There are many other things to look at in an investigation, logs for example. But let's leave it here!
I hope you enjoyed! It's so interesting to know better how computer forensic investigations are made... Now you can go and detect lies in CSI series. :p
Top comments (11)
Hi, this is really interesting, I had never thought of such use for netcat. Anyway, I just want to point out that MD5 hashes are no longer safe. You can make that two totally different files have the same MD5 hash in a pretty trivial way. You can see more here if you wish.
exploit-db.com/docs/english/46047-...
It is wise nowadays use 2 or more hash algorithms, although SHA256 is strong today no one knows in a few years, as shattered.io/ demonstrate on SHA1.
Using 2 or more it get way more troublesome to generate the same hash even on 2 not safe anymore algorithms.
thank you for the advise!
Thanks Paula, nicely written and a good top-down start into forensics!

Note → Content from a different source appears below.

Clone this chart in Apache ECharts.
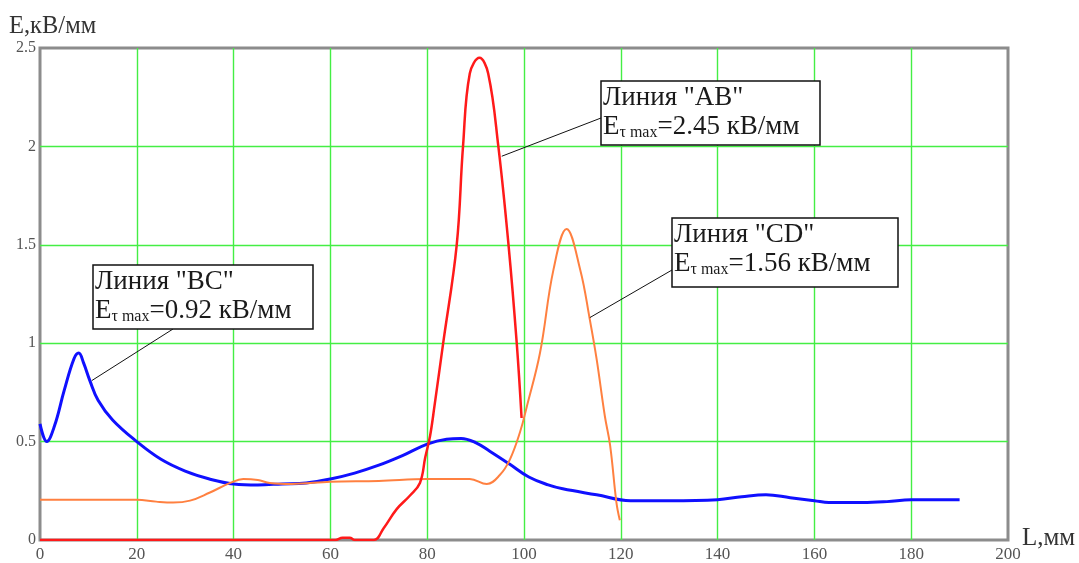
<!DOCTYPE html>
<html>
<head>
<meta charset="utf-8">
<script src="https://cdn.jsdelivr.net/npm/echarts@6/dist/echarts.min.js"></script>
<style>
html, body { margin: 0; padding: 0; background: #fff; }
#main { width: 1079px; height: 563px; }
</style>
</head>
<body>
<div id="main"></div>
<script>
// Линия "BC" (синяя)
var bcL = [0, 1.4, 3, 5, 7, 8, 9, 10.3, 12, 15, 20, 25, 30, 35, 40, 45, 50, 55, 60, 65, 70, 75, 80, 84, 87, 90, 93, 97, 101, 105, 108, 115, 122, 130, 140, 145, 150, 155, 160, 163, 170, 175, 180, 190];
var bcE = [0.59, 0.50, 0.58, 0.76, 0.92, 0.95, 0.90, 0.81, 0.71, 0.61, 0.50, 0.41, 0.35, 0.31, 0.285, 0.28, 0.285, 0.29, 0.31, 0.34, 0.38, 0.43, 0.487, 0.512, 0.516, 0.495, 0.45, 0.386, 0.32, 0.28, 0.26, 0.23, 0.20, 0.20, 0.205, 0.22, 0.23, 0.215, 0.20, 0.19, 0.19, 0.195, 0.205, 0.205];
// Линия "AB" (красная)
var abL = [0, 61, 62.5, 64, 65, 69, 71, 73.7, 76.4, 78.5, 79.6, 80.6, 81.5, 83.3, 86.1, 87.4, 88.8, 90.8, 92.6, 94.7, 96.8, 98.5, 99.5];
var abE = [0, 0, 0.012, 0.012, 0, 0, 0.06, 0.157, 0.225, 0.29, 0.42, 0.53, 0.68, 1.0, 1.5, 2.0, 2.37, 2.45, 2.37, 2.0, 1.5, 1.0, 0.62];
// Линия "CD" (оранжевая)
var cdL = [0, 20, 24, 27.5, 31, 35, 39.3, 42, 45, 47.5, 52, 60, 70, 80, 88.8, 92.3, 95, 97.1, 99.2, 100.6, 103.3, 106.1, 108.8, 111.6, 113.6, 115, 116.7, 117.8, 119.1, 119.8];
var cdE = [0.205, 0.205, 0.195, 0.19, 0.2, 0.24, 0.29, 0.31, 0.305, 0.29, 0.285, 0.296, 0.30, 0.31, 0.31, 0.284, 0.33, 0.41, 0.55, 0.68, 0.95, 1.375, 1.58, 1.375, 1.12, 0.92, 0.63, 0.48, 0.19, 0.10];

var xTicks = [0, 20, 40, 60, 80, 100, 120, 140, 160, 180, 200];
var yTicks = [0, 0.5, 1, 1.5, 2, 2.5];

// подписи: название, значение, точка на кривой (L, E), рамка, начало выноски
var notes = [
	{ name: 'AB', val: '2.45', at: [95.4, 1.95], box: [601, 81, 219, 64], from: [601, 118] },
	{ name: 'BC', val: '0.92', at: [10.7, 0.81], box: [93, 265, 220, 64], from: [173, 329] },
	{ name: 'CD', val: '1.56', at: [113.6, 1.13], box: [672, 218, 226, 69], from: [672, 270] }
];

function pairs(xs, ys) {
	var res = [];
	for (var i = 0; i < xs.length; i++) {
		res.push([xs[i], ys[i]]);
	}
	return res;
}

var serif = 'Liberation Serif, Times New Roman, serif';
var dom = document.getElementById('main');
var myChart = echarts.init(dom);

myChart.setOption({
	animation: false,
	grid: {
		left: 40,
		right: 71,
		top: 48,
		bottom: 22,
		show: true,
		borderColor: '#8c8c8c',
		borderWidth: 3
	},
	xAxis: {
		type: 'value',
		min: 0,
		max: 200,
		interval: 20,
		axisLine: { show: false },
		axisTick: { show: false },
		splitLine: { showMinLine: false, showMaxLine: false, lineStyle: { color: '#44ee44', width: 1.4 } },
		axisLabel: {
			color: '#555',
			fontFamily: serif,
			fontSize: 17,
			margin: 6,
			formatter: function (v) { return xTicks.indexOf(v) >= 0 ? String(v) : ''; }
		}
	},
	yAxis: {
		type: 'value',
		min: 0,
		max: 2.5,
		interval: 0.5,
		axisLine: { show: false },
		axisTick: { show: false },
		splitLine: { showMinLine: false, showMaxLine: false, lineStyle: { color: '#44ee44', width: 1.4 } },
		axisLabel: {
			color: '#555',
			fontFamily: serif,
			fontSize: 16,
			margin: 4,
			formatter: function (v) { return yTicks.indexOf(v) >= 0 ? String(v) : ''; }
		}
	},
	series: [
		{
			name: 'BC',
			type: 'line',
			data: pairs(bcL, bcE),
			smooth: 0.4,
			symbol: 'none',
			lineStyle: { color: '#1010ff', width: 3 }
		},
		{
			name: 'CD',
			type: 'line',
			data: pairs(cdL, cdE),
			smooth: 0.4,
			symbol: 'none',
			lineStyle: { color: '#ff8040', width: 2 }
		},
		{
			name: 'AB',
			type: 'line',
			data: pairs(abL, abE),
			smooth: 0.4,
			symbol: 'none',
			lineStyle: { color: '#ff1a1a', width: 2.5 }
		}
	]
});

// подписи осей и рамки с выносками
var graphics = [
	{
		type: 'text', left: 9, top: 14,
		style: { text: 'E,кВ/мм', font: '24.5px ' + serif, fill: '#333' }
	},
	{
		type: 'text', left: 1022, top: 526,
		style: { text: 'L,мм', font: '25px ' + serif, fill: '#333' }
	}
];
notes.forEach(function (n) {
	var b = n.box;
	var p = myChart.convertToPixel({ gridIndex: 0 }, n.at);
	graphics.push({
		type: 'line',
		z: 10,
		shape: { x1: n.from[0], y1: n.from[1], x2: p[0], y2: p[1] },
		style: { stroke: '#111', lineWidth: 1 }
	});
	graphics.push({
		type: 'rect',
		z: 11,
		shape: { x: b[0], y: b[1], width: b[2], height: b[3] },
		style: { fill: '#fff', stroke: '#111', lineWidth: 1.5 }
	});
	graphics.push({
		type: 'text',
		z: 12,
		x: b[0] + 2,
		y: b[1] + 2,
		style: {
			text: '{n|Линия "' + n.name + '"}\n{e|E}{s|τ max}{e|=' + n.val + ' кВ/мм}',
			rich: {
				n: { fontFamily: serif, fontSize: 27, lineHeight: 29, fill: '#1a1a1a' },
				e: { fontFamily: serif, fontSize: 27, lineHeight: 29, fill: '#1a1a1a' },
				s: { fontFamily: serif, fontSize: 16, lineHeight: 14, verticalAlign: 'bottom', fill: '#1a1a1a' }
			}
		}
	});
});
myChart.setOption({ graphic: graphics });

window.onresize = function () {
	myChart.resize();
};
</script>
</body>
</html>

For those interested in learning more, I recommend the Forensics Wiki: forensicswiki.org/wiki/Main_Page which covers more interesting ways of imaging both volatile and persistent storage :)
yay! thanks
For data acquisition i recommend a forensic specific linux livecd, like caine-live.net/ or deftlinux.net/
Because on default settings linux distro usually don't mount storage as read-only, which it is a must on data acquisition.
Yep good start to this topic. This is what I studied in school. Great read!
your work about digital forensics is really good and very clear
thank you!
Thanks Paula
how secure is it to transfer the forensic data via network? couldn’t the network stack of the attacked machine be compromised, too? (e.g. send a copy of the data to the attacker?)